- _PROBLEM DESCRIPTION_: Repeat the listing exactly as given, omitting every image.

- _GIVEN INFORMATION_:
= = = =
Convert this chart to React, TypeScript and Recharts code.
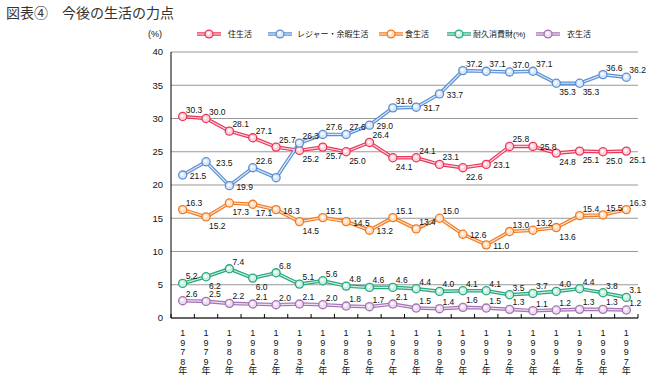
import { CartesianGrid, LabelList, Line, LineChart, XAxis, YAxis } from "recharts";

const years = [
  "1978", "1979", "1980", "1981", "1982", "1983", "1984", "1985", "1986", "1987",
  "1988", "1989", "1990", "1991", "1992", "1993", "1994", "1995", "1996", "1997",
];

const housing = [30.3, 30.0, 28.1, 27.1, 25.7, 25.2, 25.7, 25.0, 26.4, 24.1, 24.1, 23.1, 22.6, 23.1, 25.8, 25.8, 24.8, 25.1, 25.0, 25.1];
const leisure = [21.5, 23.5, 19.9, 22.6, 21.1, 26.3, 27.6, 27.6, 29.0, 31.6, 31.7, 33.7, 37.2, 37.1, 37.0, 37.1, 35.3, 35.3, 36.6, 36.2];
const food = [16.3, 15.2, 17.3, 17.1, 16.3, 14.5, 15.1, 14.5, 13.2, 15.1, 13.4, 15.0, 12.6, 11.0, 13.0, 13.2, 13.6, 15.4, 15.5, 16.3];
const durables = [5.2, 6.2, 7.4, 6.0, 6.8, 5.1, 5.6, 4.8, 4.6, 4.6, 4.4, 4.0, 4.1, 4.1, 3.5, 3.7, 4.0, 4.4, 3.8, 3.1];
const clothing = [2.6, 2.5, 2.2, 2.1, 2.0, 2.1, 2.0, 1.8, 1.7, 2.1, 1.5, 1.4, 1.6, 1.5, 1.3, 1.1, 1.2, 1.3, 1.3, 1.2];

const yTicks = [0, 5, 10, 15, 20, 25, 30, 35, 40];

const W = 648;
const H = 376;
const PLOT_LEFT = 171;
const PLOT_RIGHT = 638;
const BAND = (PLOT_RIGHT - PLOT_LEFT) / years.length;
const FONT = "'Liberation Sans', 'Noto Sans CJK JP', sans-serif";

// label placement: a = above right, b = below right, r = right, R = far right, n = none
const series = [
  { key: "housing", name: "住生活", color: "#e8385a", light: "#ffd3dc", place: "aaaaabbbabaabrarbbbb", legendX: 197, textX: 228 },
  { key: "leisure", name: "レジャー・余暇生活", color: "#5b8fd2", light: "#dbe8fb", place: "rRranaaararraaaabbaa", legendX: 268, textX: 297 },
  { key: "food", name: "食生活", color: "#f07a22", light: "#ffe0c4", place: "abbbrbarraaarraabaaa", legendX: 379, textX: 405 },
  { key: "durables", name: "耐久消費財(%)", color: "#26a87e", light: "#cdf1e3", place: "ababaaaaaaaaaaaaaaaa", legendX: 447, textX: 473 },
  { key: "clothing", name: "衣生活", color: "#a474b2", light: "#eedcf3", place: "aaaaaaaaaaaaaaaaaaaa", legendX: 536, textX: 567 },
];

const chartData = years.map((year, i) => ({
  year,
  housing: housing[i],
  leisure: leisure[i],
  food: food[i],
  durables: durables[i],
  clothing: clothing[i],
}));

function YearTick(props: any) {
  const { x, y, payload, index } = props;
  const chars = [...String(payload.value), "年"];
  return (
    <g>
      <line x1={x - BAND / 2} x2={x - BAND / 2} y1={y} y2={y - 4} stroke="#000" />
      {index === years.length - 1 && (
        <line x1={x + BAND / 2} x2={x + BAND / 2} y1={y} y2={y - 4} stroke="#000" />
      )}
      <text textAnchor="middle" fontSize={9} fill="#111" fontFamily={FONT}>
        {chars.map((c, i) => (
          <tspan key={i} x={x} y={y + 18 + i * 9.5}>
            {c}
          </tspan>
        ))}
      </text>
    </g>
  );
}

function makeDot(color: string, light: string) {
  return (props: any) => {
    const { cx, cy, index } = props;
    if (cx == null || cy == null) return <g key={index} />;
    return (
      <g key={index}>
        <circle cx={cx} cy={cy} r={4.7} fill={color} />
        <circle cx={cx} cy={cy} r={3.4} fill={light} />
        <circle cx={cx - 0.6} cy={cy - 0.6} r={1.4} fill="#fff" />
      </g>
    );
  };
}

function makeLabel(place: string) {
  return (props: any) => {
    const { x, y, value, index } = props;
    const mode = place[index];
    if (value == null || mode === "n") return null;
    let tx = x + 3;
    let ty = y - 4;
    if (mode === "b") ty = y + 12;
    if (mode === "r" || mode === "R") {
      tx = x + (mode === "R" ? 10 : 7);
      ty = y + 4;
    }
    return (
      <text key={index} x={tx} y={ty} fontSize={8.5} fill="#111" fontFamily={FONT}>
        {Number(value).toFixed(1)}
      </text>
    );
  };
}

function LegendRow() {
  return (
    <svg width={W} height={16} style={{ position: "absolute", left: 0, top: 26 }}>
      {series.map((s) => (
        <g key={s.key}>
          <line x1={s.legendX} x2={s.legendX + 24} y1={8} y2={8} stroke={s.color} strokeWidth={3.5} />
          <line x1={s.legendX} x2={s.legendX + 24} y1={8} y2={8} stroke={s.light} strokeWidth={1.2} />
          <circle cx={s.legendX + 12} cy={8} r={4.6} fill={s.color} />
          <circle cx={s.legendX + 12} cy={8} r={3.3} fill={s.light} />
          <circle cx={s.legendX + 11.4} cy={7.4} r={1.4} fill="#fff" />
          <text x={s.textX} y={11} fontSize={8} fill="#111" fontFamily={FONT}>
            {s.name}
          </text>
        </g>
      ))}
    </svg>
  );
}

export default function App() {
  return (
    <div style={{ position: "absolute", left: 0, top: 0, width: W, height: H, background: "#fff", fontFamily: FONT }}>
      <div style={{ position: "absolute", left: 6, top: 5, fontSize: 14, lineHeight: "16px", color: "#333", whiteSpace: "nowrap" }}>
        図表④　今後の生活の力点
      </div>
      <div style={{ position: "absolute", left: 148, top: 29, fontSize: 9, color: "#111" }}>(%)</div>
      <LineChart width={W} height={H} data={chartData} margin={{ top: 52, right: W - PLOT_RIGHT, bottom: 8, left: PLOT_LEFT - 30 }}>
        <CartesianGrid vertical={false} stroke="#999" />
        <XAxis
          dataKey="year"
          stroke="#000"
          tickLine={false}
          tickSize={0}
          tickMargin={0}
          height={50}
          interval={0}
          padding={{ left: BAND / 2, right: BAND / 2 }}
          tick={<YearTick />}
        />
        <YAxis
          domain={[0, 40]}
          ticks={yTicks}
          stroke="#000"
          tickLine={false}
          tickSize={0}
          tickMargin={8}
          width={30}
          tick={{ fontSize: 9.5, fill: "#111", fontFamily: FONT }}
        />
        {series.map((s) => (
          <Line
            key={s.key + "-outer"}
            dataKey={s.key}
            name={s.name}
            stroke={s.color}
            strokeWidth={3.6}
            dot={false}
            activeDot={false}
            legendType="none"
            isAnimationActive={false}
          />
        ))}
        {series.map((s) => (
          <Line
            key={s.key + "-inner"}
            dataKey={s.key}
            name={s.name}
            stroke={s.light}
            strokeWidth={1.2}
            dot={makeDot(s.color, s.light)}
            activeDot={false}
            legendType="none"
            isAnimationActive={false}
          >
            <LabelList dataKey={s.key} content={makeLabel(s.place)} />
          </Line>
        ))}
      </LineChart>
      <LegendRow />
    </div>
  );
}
= = = =
- _SOLUTION FOR THIS TASK_:
Convert this chart to React, TypeScript and Recharts code.
import { CartesianGrid, LabelList, Line, LineChart, XAxis, YAxis } from "recharts";

const years = [
  "1978", "1979", "1980", "1981", "1982", "1983", "1984", "1985", "1986", "1987",
  "1988", "1989", "1990", "1991", "1992", "1993", "1994", "1995", "1996", "1997",
];

const housing = [30.3, 30.0, 28.1, 27.1, 25.7, 25.2, 25.7, 25.0, 26.4, 24.1, 24.1, 23.1, 22.6, 23.1, 25.8, 25.8, 24.8, 25.1, 25.0, 25.1];
const leisure = [21.5, 23.5, 19.9, 22.6, 21.1, 26.3, 27.6, 27.6, 29.0, 31.6, 31.7, 33.7, 37.2, 37.1, 37.0, 37.1, 35.3, 35.3, 36.6, 36.2];
const food = [16.3, 15.2, 17.3, 17.1, 16.3, 14.5, 15.1, 14.5, 13.2, 15.1, 13.4, 15.0, 12.6, 11.0, 13.0, 13.2, 13.6, 15.4, 15.5, 16.3];
const durables = [5.2, 6.2, 7.4, 6.0, 6.8, 5.1, 5.6, 4.8, 4.6, 4.6, 4.4, 4.0, 4.1, 4.1, 3.5, 3.7, 4.0, 4.4, 3.8, 3.1];
const clothing = [2.6, 2.5, 2.2, 2.1, 2.0, 2.1, 2.0, 1.8, 1.7, 2.1, 1.5, 1.4, 1.6, 1.5, 1.3, 1.1, 1.2, 1.3, 1.3, 1.2];

const yTicks = [0, 5, 10, 15, 20, 25, 30, 35, 40];

const W = 648;
const H = 376;
const PLOT_LEFT = 171;
const PLOT_RIGHT = 638;
const BAND = (PLOT_RIGHT - PLOT_LEFT) / years.length;
const FONT = "'Liberation Sans', 'Noto Sans CJK JP', sans-serif";

// label placement: a = above right, b = below right, r = right, R = far right, n = none
const series = [
  { key: "housing", name: "住生活", color: "#e8385a", light: "#ffd3dc", place: "aaaaabbbabaabrarbbbb", legendX: 197, textX: 228 },
  { key: "leisure", name: "レジャー・余暇生活", color: "#5b8fd2", light: "#dbe8fb", place: "rRranaaararraaaabbaa", legendX: 268, textX: 297 },
  { key: "food", name: "食生活", color: "#f07a22", light: "#ffe0c4", place: "abbbrbarraaarraabaaa", legendX: 379, textX: 405 },
  { key: "durables", name: "耐久消費財(%)", color: "#26a87e", light: "#cdf1e3", place: "ababaaaaaaaaaaaaaaaa", legendX: 447, textX: 473 },
  { key: "clothing", name: "衣生活", color: "#a474b2", light: "#eedcf3", place: "aaaaaaaaaaaaaaaaaaaa", legendX: 536, textX: 567 },
];

const chartData = years.map((year, i) => ({
  year,
  housing: housing[i],
  leisure: leisure[i],
  food: food[i],
  durables: durables[i],
  clothing: clothing[i],
}));

function YearTick(props: any) {
  const { x, y, payload, index } = props;
  const chars = [...String(payload.value), "年"];
  return (
    <g>
      <line x1={x - BAND / 2} x2={x - BAND / 2} y1={y} y2={y - 4} stroke="#000" />
      {index === years.length - 1 && (
        <line x1={x + BAND / 2} x2={x + BAND / 2} y1={y} y2={y - 4} stroke="#000" />
      )}
      <text textAnchor="middle" fontSize={9} fill="#111" fontFamily={FONT}>
        {chars.map((c, i) => (
          <tspan key={i} x={x} y={y + 18 + i * 9.5}>
            {c}
          </tspan>
        ))}
      </text>
    </g>
  );
}

function makeDot(color: string, light: string) {
  return (props: any) => {
    const { cx, cy, index } = props;
    if (cx == null || cy == null) return <g key={index} />;
    return (
      <g key={index}>
        <circle cx={cx} cy={cy} r={4.7} fill={color} />
        <circle cx={cx} cy={cy} r={3.4} fill={light} />
        <circle cx={cx - 0.6} cy={cy - 0.6} r={1.4} fill="#fff" />
      </g>
    );
  };
}

function makeLabel(place: string) {
  return (props: any) => {
    const { x, y, value, index } = props;
    const mode = place[index];
    if (value == null || mode === "n") return null;
    let tx = x + 3;
    let ty = y - 4;
    if (mode === "b") ty = y + 12;
    if (mode === "r" || mode === "R") {
      tx = x + (mode === "R" ? 10 : 7);
      ty = y + 4;
    }
    return (
      <text key={index} x={tx} y={ty} fontSize={8.5} fill="#111" fontFamily={FONT}>
        {Number(value).toFixed(1)}
      </text>
    );
  };
}

function LegendRow() {
  return (
    <svg width={W} height={16} style={{ position: "absolute", left: 0, top: 26 }}>
      {series.map((s) => (
        <g key={s.key}>
          <line x1={s.legendX} x2={s.legendX + 24} y1={8} y2={8} stroke={s.color} strokeWidth={3.5} />
          <line x1={s.legendX} x2={s.legendX + 24} y1={8} y2={8} stroke={s.light} strokeWidth={1.2} />
          <circle cx={s.legendX + 12} cy={8} r={4.6} fill={s.color} />
          <circle cx={s.legendX + 12} cy={8} r={3.3} fill={s.light} />
          <circle cx={s.legendX + 11.4} cy={7.4} r={1.4} fill="#fff" />
          <text x={s.textX} y={11} fontSize={8} fill="#111" fontFamily={FONT}>
            {s.name}
          </text>
        </g>
      ))}
    </svg>
  );
}

export default function App() {
  return (
    <div style={{ position: "absolute", left: 0, top: 0, width: W, height: H, background: "#fff", fontFamily: FONT }}>
      <div style={{ position: "absolute", left: 6, top: 5, fontSize: 14, lineHeight: "16px", color: "#333", whiteSpace: "nowrap" }}>
        図表④　今後の生活の力点
      </div>
      <div style={{ position: "absolute", left: 148, top: 29, fontSize: 9, color: "#111" }}>(%)</div>
      <LineChart width={W} height={H} data={chartData} margin={{ top: 52, right: W - PLOT_RIGHT, bottom: 8, left: PLOT_LEFT - 30 }}>
        <CartesianGrid vertical={false} stroke="#999" />
        <XAxis
          dataKey="year"
          stroke="#000"
          tickLine={false}
          tickSize={0}
          tickMargin={0}
          height={50}
          interval={0}
          padding={{ left: BAND / 2, right: BAND / 2 }}
          tick={<YearTick />}
        />
        <YAxis
          domain={[0, 40]}
          ticks={yTicks}
          stroke="#000"
          tickLine={false}
          tickSize={0}
          tickMargin={8}
          width={30}
          tick={{ fontSize: 9.5, fill: "#111", fontFamily: FONT }}
        />
        {series.map((s) => (
          <Line
            key={s.key + "-outer"}
            dataKey={s.key}
            name={s.name}
            stroke={s.color}
            strokeWidth={3.6}
            dot={false}
            activeDot={false}
            legendType="none"
            isAnimationActive={false}
          />
        ))}
        {series.map((s) => (
          <Line
            key={s.key + "-inner"}
            dataKey={s.key}
            name={s.name}
            stroke={s.light}
            strokeWidth={1.2}
            dot={makeDot(s.color, s.light)}
            activeDot={false}
            legendType="none"
            isAnimationActive={false}
          >
            <LabelList dataKey={s.key} content={makeLabel(s.place)} />
          </Line>
        ))}
      </LineChart>
      <LegendRow />
    </div>
  );
}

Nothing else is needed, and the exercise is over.